Ce travail exploratoire, qui s’est principalement adossé à des entretiens menés auprès des services techniques de différentes collectivités, a été mis à jour un an après, et a notamment fait remonter nombre de points saillants :
- L’occasion d’expérimenter et de tester des projets par la mise en œuvre rapide d’aménagements temporaires dans l’espace public a été donnée dans un contexte d’urgence lié à la crise sanitaire.
- L’évaluation des aménagements peut conduire à leur pérennisation. L’évaluation quantitative a été davantage utilisée, parfois en dépit du qualitatif et du sensible.
- Une indispensable coordination des acteurs, une mobilisation des organismes parapublics ayant une expertise approfondie de leur territoire et l’implication des associations s’est montrée nécessaire pour la mise en place d’aménagements et de réseaux de mobilité active à toutes les échelles.
- Le manque de concertation/participation, lié à l’urgence, qui a permis une inédite rapidité d’exécution peut générer des problèmes sur la compréhension des aménagements, leur acceptation et donc leur pérennisation.
- L’équilibre entre les usages est indispensable : piétons-cyclistes-automobilistes.
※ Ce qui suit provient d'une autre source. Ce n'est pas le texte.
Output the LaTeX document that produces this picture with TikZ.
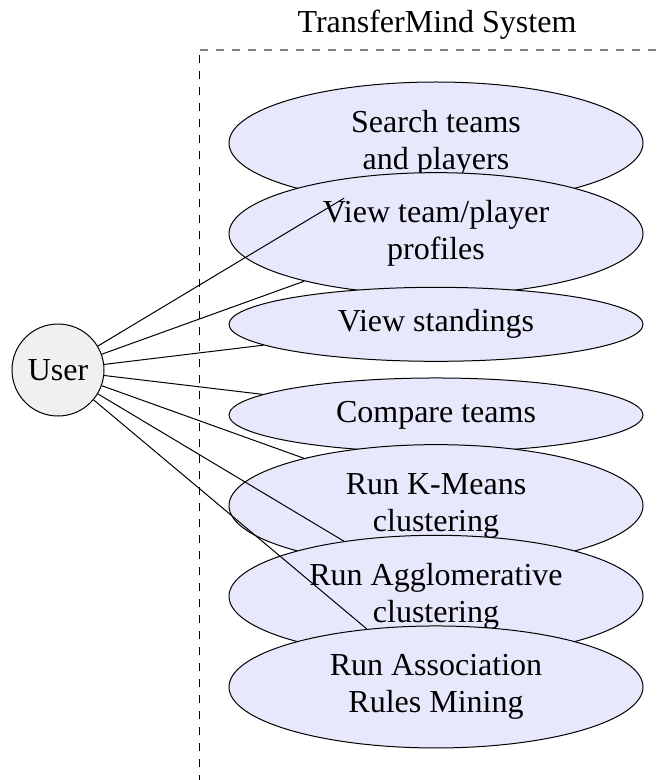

Le partage entre les usagers a parfois été mal dosé et le piéton s’est souvent trouvé défavorisé face au cycliste. Une prise en compte de chaque usager permet aussi d’assurer la sécurité de chacun.
- La maintenance des aménagements temporaires est un sujet qui doit être pris en compte avec les services techniques des villes et/ou les associations locales au risque de se dégrader très rapidement et de créer des situations dangereuses.
- L’esthétique et la perception sensible des espaces aménagés est essentielle. Elle participe à la fois à l’acceptabilité, à la sécurité et à la bonne compréhension des usages dans l’espace public.
- Le manque d’anticipation lors de la mise en place rapide d’aménagements temporaires a révélé des effets négatifs comme l’exclusion de certains usagers (personnes âgées, personnes à mobilité réduite, enfants, etc.).
- Le manque d’évaluation des bénéfices environnementaux apportés par les changements de pratiques et d’usages liés aux aménagements temporaires comme l’amélioration de la qualité de l’air a été relevé.